In the third game, Rafael Nadal smacked a forehand that seemed headed for a sizzling trip to the opposite baseline until it smacked into a wall of wind and sat up in the middle of the court, waiting to be walloped back by Verdasco.

It was wacky tennis played again on the Arthur Ashe Stadium court at the U.S. Open on Thursday night. Players needed to lick their fingers, hold them toward the sky and try to figure out which way the wind was blowing. North, south, east, west or all directions at once.

But it was the top-seeded Nadal who wrangled the conditions to fit his game. The 24-year-old advanced to the U.S. Open men’s semifinals for the third straight time with his 7-5, 6-3, 6-4 win over eighth-seeded fellow Spanish left-hander Verdasco.
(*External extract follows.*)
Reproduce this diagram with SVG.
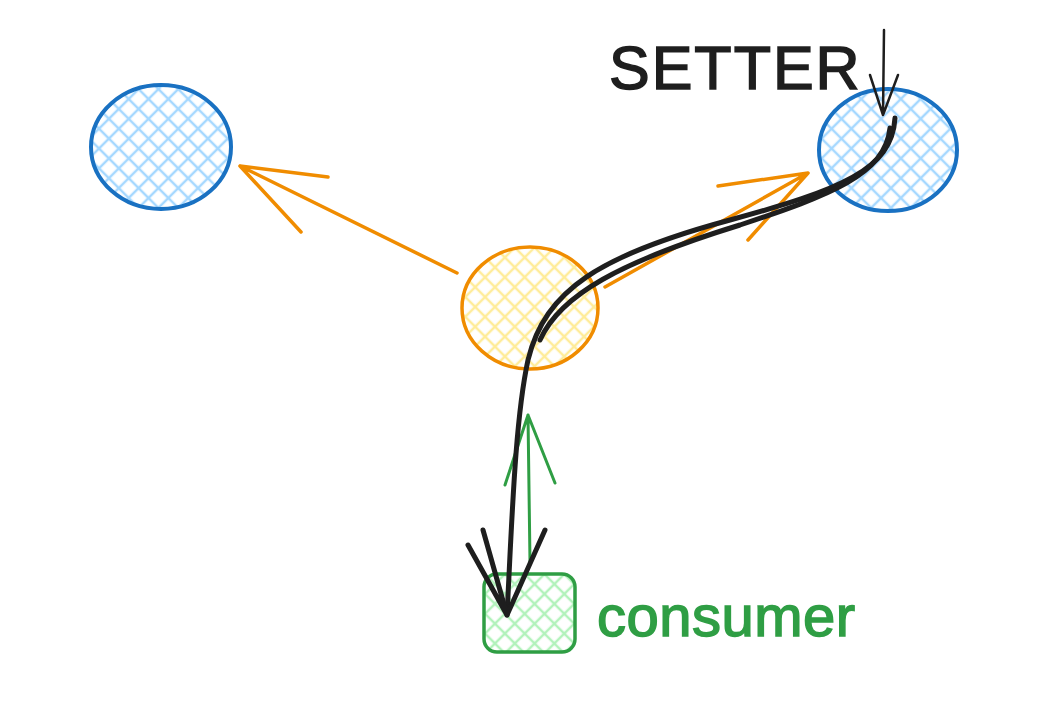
<svg xmlns="http://www.w3.org/2000/svg" width="1053" height="727" viewBox="0 0 1053 727">
<defs>
<pattern id="hb" width="14" height="14" patternUnits="userSpaceOnUse" patternTransform="rotate(45)"><path d="M0 7H14M7 0V14" stroke="#a5d8ff" stroke-width="2.5" fill="none"/></pattern>
<pattern id="hy" width="14" height="14" patternUnits="userSpaceOnUse" patternTransform="rotate(45)"><path d="M0 7H14M7 0V14" stroke="#ffec99" stroke-width="2.5" fill="none"/></pattern>
<pattern id="hg" width="14" height="14" patternUnits="userSpaceOnUse" patternTransform="rotate(45)"><path d="M0 7H14M7 0V14" stroke="#b2f2bb" stroke-width="2.5" fill="none"/></pattern>
</defs>
<style>
.blue{fill:url(#hb);stroke:#1971c2;stroke-width:4}
.yel{fill:url(#hy);stroke:#f08c00;stroke-width:3.5}
.grn{fill:url(#hg);stroke:#2f9e44;stroke-width:3.5}
.or{stroke:#f08c00;stroke-width:3.5;fill:none;stroke-linecap:round}
.gr{stroke:#2f9e44;stroke-width:3;fill:none;stroke-linecap:round}
.bk{stroke:#1e1e1e;stroke-width:5;fill:none;stroke-linecap:round;stroke-linejoin:round}
.bk2{stroke:#1e1e1e;stroke-width:2.5;fill:none;stroke-linecap:round}
text{font-family:"Liberation Sans",Arial,sans-serif}
</style>
<rect width="1053" height="727" fill="#ffffff"/>
<g id="node-left"><ellipse class="blue" cx="161" cy="147" rx="70" ry="62"/></g>
<g id="node-right"><ellipse class="blue" cx="888" cy="150" rx="69" ry="61"/></g>
<g id="node-center"><ellipse class="yel" cx="530" cy="308" rx="68" ry="61"/></g>
<g id="node-consumer"><rect class="grn" x="484" y="574" width="91" height="78" rx="13"/>
<text x="597" y="636" font-size="58" fill="#2f9e44" stroke="#2f9e44" stroke-width="1.5" letter-spacing="0.5">consumer</text></g>
<g id="label-setter"><text x="609" y="89" font-size="61" fill="#1e1e1e" stroke="#1e1e1e" stroke-width="1.5" letter-spacing="2">SETTER</text></g>
<g id="connectors">
<path class="or" d="M457 273 L240 166 M240 166 L328 177 M240 166 L301 232"/>
<path class="or" d="M605 287 L808 173 M808 173 L718 186 M808 173 L748 240"/>
<path class="gr" d="M530 562 L528 415 M528 415 L505 485 M528 415 L555 483"/>
<path class="bk" d="M895 118 C892 170 840 190 730 220 C600 255 545 290 528 360 C515 420 512 520 507 615"/>
<path class="bk" d="M890 128 C885 175 830 195 740 225 C620 262 560 295 540 340" stroke-width="3.5"/>
<path class="bk" d="M507 615 L468 545 M507 615 L545 530 M507 615 L483 530"/>
<path class="bk2" d="M884 30 L883 115 M883 115 L870 75 M883 115 L898 75"/>
</g>
</svg>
Nadal, who has won eight major championships but never the U.S. Open, will play 12th-seeded Russian Mikhail Youzhny in one Saturday semifinal. Second-seeded Roger Federer will meet third-seeded Novak Djokovic in the other.

Youzhny made it to Saturday with a four-hour, 3-6, 7-6 (7), 3-6, 6-3, 6-3 win over 25th-seeded Stanislas Wawrinka of Switzerland.

The constantly breezy conditions have left almost all of the players over the last week shaking their heads and having not much idea how they won or lost.

“I think I did well, I did very well for the moment,” Nadal said. “I started very scared, when I was playing with the wind and against the wind too.”

And indeed, for the first time in this tournament, after 62 service games, it seemed Nadal was finally going to succumb to the weather by having his serve broken.

In the third game, Verdasco outhit the wind, bashed two forehand passing shots past the befuddled Nadal and grabbed a 2-1 lead that became 3-1 when Nadal couldn’t convert on two break points of his own.

Nadal slapped himself on the thigh a couple of times, shook his head and became more methodical and less risk-taking through the rest of the match. He never faced another break point.

In the eighth game of the first set Nadal evened the match at 4-4 as Verdasco double-faulted twice. When Nadal broke Verdasco a second time to win the hourlong first set, it was clear that Nadal had calmed his game while Verdasco grew more frustrated.

By the end of the two-hour, 22-minute match, Verdasco was reduced to getting a warning from the chair umpire for smashing his racket to the ground, a response to Nadal’s running forehand winner that sped up the line. Then to make it worse, Nadal hit a winner off a full twirl. It wasn’t just to be mean, Nadal said. It was the only way he could get to a ball that was wiggling in the wind.

“It was an instinct shot,” Nadal said. “I thought it was another chance to put the ball in the court.”

In 2006 Youzhny made it to the semifinals here by upsetting Nadal in the quarterfinals. He couldn’t do the same to Federer in the semifinals.

Youzhny, 28, has never gone to that place again in a major and he didn’t sound certain he could beat Nadal again. “It’s another time,” he said. “I’m another player. I cannot say I am a better player now. But it’s another time … so everything can happen.”

It is not a secret to Youzhny that there is building anticipation for a Nadal-Federer final, and the Russian was asked if he was willing to be the bad person and ruin that anticipation.

“I’m ready to be the bad person,” Youzhny said. “I love to be a bad person in this case.”